Saddam Hussein, born in Tikrit in 1937, was involved in politics from his earliest days, a cadre of the Baath party and a member of a clan with growing power in the army. He was a gunman involved in an assassination attempt against General Abdul Karim Kassem who had overthrown the monarchy in 1958. He spent a brief period in Egypt during which his party took party took part in a military coup in Baghdad.

He returned to Iraq in time to be jailed when the party was overthrown in 1964. In one of his few recorded instances of humour Saddam Hussein would later say that his wife, Sajida, would bring him messages in prison concealed in the nappies of his infant son Uday. Saddam recalled: "He was an early activist."

In 1968, a more tightly disciplined party returned to power. Though only just turned 30, Saddam Hussein was one of its leaders. He was violent and cruel, but astute. The Kurds were outmanoeuvred when he signed the Algiers Agreement with the Shah of Iran in 1975. Other leading Tikritis were eliminated.

By 1979 he felt strong enough to elbow aside President Ahmed Hassan al- Bakr and take the post himself. Baghdad military museum used to have a small dusty room in which the bronze heads of all previous Iraqi leaders, including President Bakr, were jumbled together.

In the same year as he became president Saddam Hussein purged his government. He called a cabinet meeting at which he denounced traitors who opposed his elevation to the presidency by name. They were led away to be tortured and shot. Other members of the government were forced to join the firing squads. His sons Uday and Qusai were brought along to watch their father's vengeance.

Ever since he became president his authority has been absolute. Some parts of his inner family have been promoted and others removed. His half- brother Barzan, once head of the Mukhabarat internal security police, was dispatched to be ambassador to the United Nations in Geneva.

Saddam Hussein encouraged a marriage policy to strengthen family ties. His son Uday has been engaged at various times to the daughters of his uncle Barzan and his cousin Ali Hassan al-Majid.

Saddam consciously promotes people for efficiency and loyalty. The latter usually belong to his tribe or clan. The proportions of different tribes in military formations are carefully worked out.

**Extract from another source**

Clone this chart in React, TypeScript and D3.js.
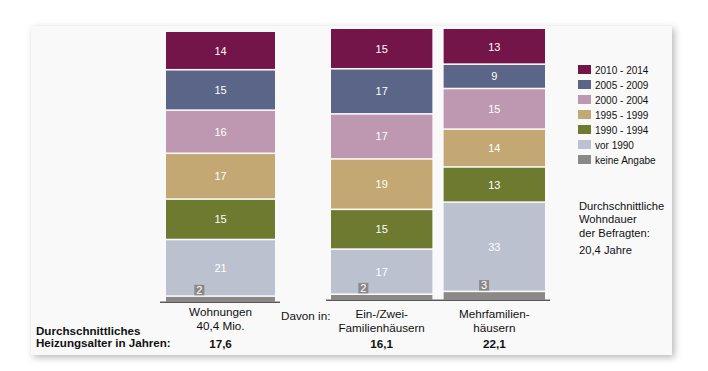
import React from "react";
import * as d3 from "d3";

const periods = ["2010 - 2014", "2005 - 2009", "2000 - 2004", "1995 - 1999", "1990 - 1994", "vor 1990", "keine Angabe"];
const periodColors = ["#74154a", "#5a6587", "#be97b1", "#c4a874", "#6d7a2f", "#bcc1d0", "#8b8888"];
const wohnungen = [14, 15, 16, 17, 15, 21, 2];
const einZwei = [15, 17, 17, 19, 15, 17, 2];
const mehrfamilien = [13, 9, 15, 14, 13, 33, 3];
const categoryLabels = [
  ["Wohnungen", "40,4 Mio."],
  ["Ein-/Zwei-", "Familienhäusern"],
  ["Mehrfamilien-", "häusern"],
];
const heizungsalter = ["17,6", "16,1", "22,1"];
const leftLabel = ["Durchschnittliches", "Heizungsalter in Jahren:"];
const davonLabel = "Davon in:";
const wohndauerLines = ["Durchschnittliche", "Wohndauer", "der Befragten:"];
const wohndauerValue = "20,4 Jahre";

const FONT = "'Liberation Sans', Arial, Helvetica, sans-serif";
const W = 708;
const H = 371;

type BarSpec = {
  values: number[];
  x0: number;
  bw: number;
  yBottom: number;
  yTop: number;
  boxFrac: number;
  lineX: [number, number];
  lineY: number;
  labelY: number[];
};

function Bar({ spec, idx }: { spec: BarSpec; idx: number }) {
  const total = d3.sum(spec.values);
  const y = d3.scaleLinear().domain([0, total]).range([spec.yBottom, spec.yTop]);
  const rev = [...spec.values].reverse();
  const cum = Array.from(d3.cumsum(rev));
  const segs = rev.map((v, i) => {
    const origIdx = spec.values.length - 1 - i;
    const lo = i === 0 ? 0 : cum[i - 1];
    const hi = cum[i];
    return { v, origIdx, lo, hi };
  });
  const gap = 0.8;
  return (
    <g>
      {segs.map((s) => {
        const yTop = y(s.hi) + (s.origIdx === 0 ? 0 : gap);
        const yBot = y(s.lo) - (s.origIdx === spec.values.length - 1 ? 0 : gap);
        return (
          <rect
            key={"r" + s.origIdx}
            x={spec.x0}
            y={yTop}
            width={spec.bw}
            height={Math.max(0, yBot - yTop)}
            fill={periodColors[s.origIdx]}
          />
        );
      })}
      {segs.map((s) => {
        if (s.origIdx === spec.values.length - 1) {
          const bx = spec.x0 + spec.bw * spec.boxFrac;
          const bBottom = y(s.hi) - gap;
          return (
            <g key={"t" + s.origIdx}>
              <rect x={bx} y={bBottom - 10.5} width={10} height={10.5} fill={periodColors[s.origIdx]} />
              <text x={bx + 5} y={bBottom - 1.5} textAnchor="middle" fill="#fff" fontSize={11} fontFamily={FONT}>
                {s.v}
              </text>
            </g>
          );
        }
        const cy = (y(s.hi) + y(s.lo)) / 2;
        return (
          <text
            key={"t" + s.origIdx}
            x={spec.x0 + spec.bw / 2}
            y={cy + 4}
            textAnchor="middle"
            fill="#fff"
            fontSize={11}
            fontFamily={FONT}
          >
            {s.v}
          </text>
        );
      })}
      {categoryLabels[idx].map((l, i) => (
        <text
          key={"c" + i}
          x={spec.x0 + spec.bw / 2}
          y={spec.labelY[i]}
          textAnchor="middle"
          fontSize={11.7}
          fill="#111"
          fontFamily={FONT}
        >
          {l}
        </text>
      ))}
      <text
        x={spec.x0 + spec.bw / 2}
        y={347.5}
        textAnchor="middle"
        fontSize={11.7}
        fontWeight="bold"
        fill="#111"
        fontFamily={FONT}
      >
        {heizungsalter[idx]}
      </text>
    </g>
  );
}

export default function App() {
  const groupX = d3.scaleBand<string>().domain(["ein", "mehr"]).range([331, 545]).paddingInner(0.1).paddingOuter(0);
  const bars: BarSpec[] = [
    {
      values: wohnungen,
      x0: 166,
      bw: 109,
      yBottom: 301.5,
      yTop: 32,
      boxFrac: 0.26,
      lineX: [160, 280],
      lineY: 302.2,
      labelY: [316, 330],
    },
    {
      values: einZwei,
      x0: groupX("ein")!,
      bw: groupX.bandwidth(),
      yBottom: 299.5,
      yTop: 29,
      boxFrac: 0.27,
      lineX: [326, 550],
      lineY: 300.2,
      labelY: [318, 332],
    },
    {
      values: mehrfamilien,
      x0: groupX("mehr")!,
      bw: groupX.bandwidth(),
      yBottom: 299.5,
      yTop: 29,
      boxFrac: 0.35,
      lineX: [326, 550],
      lineY: 300.2,
      labelY: [318, 332],
    },
  ];

  const legendY = d3.scalePoint<string>().domain(periods).range([65, 155]);

  return (
    <svg
      width={W}
      height={H}
      style={{ position: "absolute", left: 0, top: 0, display: "block", background: "#fff" }}
    >
      <defs>
        <filter id="shadow" x="-5%" y="-5%" width="115%" height="120%">
          <feDropShadow dx="2.5" dy="2.5" stdDeviation="3.5" floodColor="#000" floodOpacity="0.28" />
        </filter>
      </defs>
      <rect x={31} y={26} width={641} height={329} fill="#f9f9f9" filter="url(#shadow)" />
      {bars.map((b, i) => (
        <Bar key={i} spec={b} idx={i} />
      ))}
      <line x1={bars[0].lineX[0]} x2={bars[0].lineX[1]} y1={bars[0].lineY} y2={bars[0].lineY} stroke="#111" strokeWidth={1} />
      <line x1={bars[1].lineX[0]} x2={bars[1].lineX[1]} y1={bars[1].lineY} y2={bars[1].lineY} stroke="#111" strokeWidth={1} />
      <text x={281} y={319.5} fontSize={11.7} fill="#111" fontFamily={FONT}>
        {davonLabel}
      </text>
      {leftLabel.map((l, i) => (
        <text key={i} x={36} y={335 + i * 12} fontSize={11.6} fontWeight="bold" fill="#111" fontFamily={FONT}>
          {l}
        </text>
      ))}
      {periods.map((p, i) => (
        <g key={p}>
          <rect x={578} y={legendY(p)!} width={13} height={9} fill={periodColors[i]} />
          <text x={595} y={legendY(p)! + 8.5} fontSize={10} fill="#111" fontFamily={FONT}>
            {p}
          </text>
        </g>
      ))}
      {wohndauerLines.map((l, i) => (
        <text key={i} x={579} y={209.5 + i * 13.7} fontSize={11.2} fill="#111" fontFamily={FONT}>
          {l}
        </text>
      ))}
      <text x={579} y={253.5} fontSize={11.2} fill="#111" fontFamily={FONT}>
        {wohndauerValue}
      </text>
    </svg>
  );
}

His own family is above the law. When Uday beat to death Saddam's bodyguard at a party in 1988, Saddam first arrested him then exiled him to Switzerland, but took him back when the Swiss police deported him for carrying a pistol.

A curious feature of the home life of Saddam Hussein is his liking for gypsy music and dancing. This is common to Tikritis in general. President Bakr used to insist that Iraqi television continually showed gypsy dancers even if it was necessary to cancel the showing of popular football matches. Saddam has similar tastes but has acquired a video machine.

The personality of Saddam remains a mystery; intense pride and belief in his historic role, combined with a pitiless absorption in holding power in Iraq. The attempted coups and insurrections of the last seven years have shown that as one Iraqi put it, it is "no longer the 1960s, when you could plot a coup from outside the country".

The overlapping links of state, party and tribe armour Saddam Hussein against the overthrow of his regime. Having lived through the Gulf War and in a seven-year long political and economic siege, Saddam Hussein, now aged 60, may believe he has survived the worst the world can throw at him.